++++ Recorded data

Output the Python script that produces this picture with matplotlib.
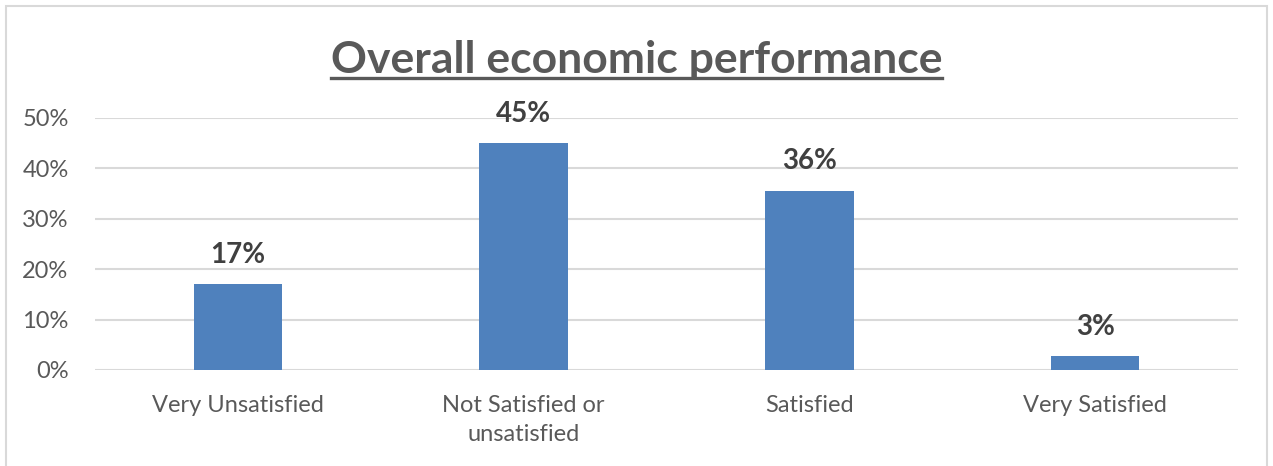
import matplotlib.pyplot as plt
from matplotlib.lines import Line2D
from matplotlib.patches import Rectangle
from matplotlib.ticker import PercentFormatter

categorias = ["Very Unsatisfied", "Not Satisfied or\nunsatisfied", "Satisfied", "Very Satisfied"]
valores = [0.17, 0.45, 0.356, 0.027]
ticks_y = [0, 0.1, 0.2, 0.3, 0.4, 0.5]

AZUL = "#4F81BD"
GRIS_TEXTO = "#595959"
GRIS_REJILLA = "#D9D9D9"

plt.rcParams["font.family"] = ["Lato", "DejaVu Sans"]

fig = plt.figure(figsize=(12.73, 4.66), dpi=100)
ax = fig.add_axes([95 / 1273, 96 / 466, (1238 - 95) / 1273, (370 - 118) / 466])

# marco gris alrededor del grafico
fig.patches.append(Rectangle((6 / 1273, -0.05), (1267 - 6) / 1273, (460 + 0.05 * 466) / 466,
                             transform=fig.transFigure, fill=False,
                             edgecolor="#D9D9D9", linewidth=1.5))

x = range(len(categorias))
barras = ax.bar(x, valores, width=0.31, color=AZUL, zorder=3)

for b, v in zip(barras, valores):
    ax.annotate(f"{v:.0%}", (b.get_x() + b.get_width() / 2, v),
                xytext=(0, 12), textcoords="offset points",
                ha="center", va="bottom", fontsize=20, fontweight="bold",
                color="#404040")

ax.set_xlim(-0.5, len(categorias) - 0.5)
ax.set_ylim(0, 0.5)
ax.set_yticks(ticks_y)
ax.yaxis.set_major_formatter(PercentFormatter(1.0, decimals=0))
ax.set_xticks(list(x))
ax.set_xticklabels(categorias, linespacing=1.45)
ax.tick_params(axis="both", length=0, labelsize=17, labelcolor=GRIS_TEXTO)
ax.tick_params(axis="x", pad=18)
ax.tick_params(axis="y", pad=19)
ax.grid(axis="y", color=GRIS_REJILLA, linewidth=1.5, zorder=0)
for s in ax.spines.values():
    s.set_visible(False)

# titulo subrayado
titulo = fig.text(0.5, (466 - 73) / 466, "Overall economic performance",
                  ha="center", va="baseline", fontsize=32, fontweight="bold",
                  color=GRIS_TEXTO)
fig.canvas.draw()
bb = titulo.get_window_extent(fig.canvas.get_renderer())
y_sub = (466 - 78) / 466
fig.lines.append(Line2D([bb.x0 / 1273, bb.x1 / 1273], [y_sub, y_sub],
                        transform=fig.transFigure, color=GRIS_TEXTO, linewidth=2.4))

fig.savefig("out.png", dpi=100, facecolor="white")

++++++++

▶ _Exercise objective_
From the material above, reproduce everything verbatim except the pictures.

▶ _Output for this exercise_
Output the Python script that produces this picture with matplotlib.
import matplotlib.pyplot as plt
from matplotlib.lines import Line2D
from matplotlib.patches import Rectangle
from matplotlib.ticker import PercentFormatter

categorias = ["Very Unsatisfied", "Not Satisfied or\nunsatisfied", "Satisfied", "Very Satisfied"]
valores = [0.17, 0.45, 0.356, 0.027]
ticks_y = [0, 0.1, 0.2, 0.3, 0.4, 0.5]

AZUL = "#4F81BD"
GRIS_TEXTO = "#595959"
GRIS_REJILLA = "#D9D9D9"

plt.rcParams["font.family"] = ["Lato", "DejaVu Sans"]

fig = plt.figure(figsize=(12.73, 4.66), dpi=100)
ax = fig.add_axes([95 / 1273, 96 / 466, (1238 - 95) / 1273, (370 - 118) / 466])

# marco gris alrededor del grafico
fig.patches.append(Rectangle((6 / 1273, -0.05), (1267 - 6) / 1273, (460 + 0.05 * 466) / 466,
                             transform=fig.transFigure, fill=False,
                             edgecolor="#D9D9D9", linewidth=1.5))

x = range(len(categorias))
barras = ax.bar(x, valores, width=0.31, color=AZUL, zorder=3)

for b, v in zip(barras, valores):
    ax.annotate(f"{v:.0%}", (b.get_x() + b.get_width() / 2, v),
                xytext=(0, 12), textcoords="offset points",
                ha="center", va="bottom", fontsize=20, fontweight="bold",
                color="#404040")

ax.set_xlim(-0.5, len(categorias) - 0.5)
ax.set_ylim(0, 0.5)
ax.set_yticks(ticks_y)
ax.yaxis.set_major_formatter(PercentFormatter(1.0, decimals=0))
ax.set_xticks(list(x))
ax.set_xticklabels(categorias, linespacing=1.45)
ax.tick_params(axis="both", length=0, labelsize=17, labelcolor=GRIS_TEXTO)
ax.tick_params(axis="x", pad=18)
ax.tick_params(axis="y", pad=19)
ax.grid(axis="y", color=GRIS_REJILLA, linewidth=1.5, zorder=0)
for s in ax.spines.values():
    s.set_visible(False)

# titulo subrayado
titulo = fig.text(0.5, (466 - 73) / 466, "Overall economic performance",
                  ha="center", va="baseline", fontsize=32, fontweight="bold",
                  color=GRIS_TEXTO)
fig.canvas.draw()
bb = titulo.get_window_extent(fig.canvas.get_renderer())
y_sub = (466 - 78) / 466
fig.lines.append(Line2D([bb.x0 / 1273, bb.x1 / 1273], [y_sub, y_sub],
                        transform=fig.transFigure, color=GRIS_TEXTO, linewidth=2.4))

fig.savefig("out.png", dpi=100, facecolor="white")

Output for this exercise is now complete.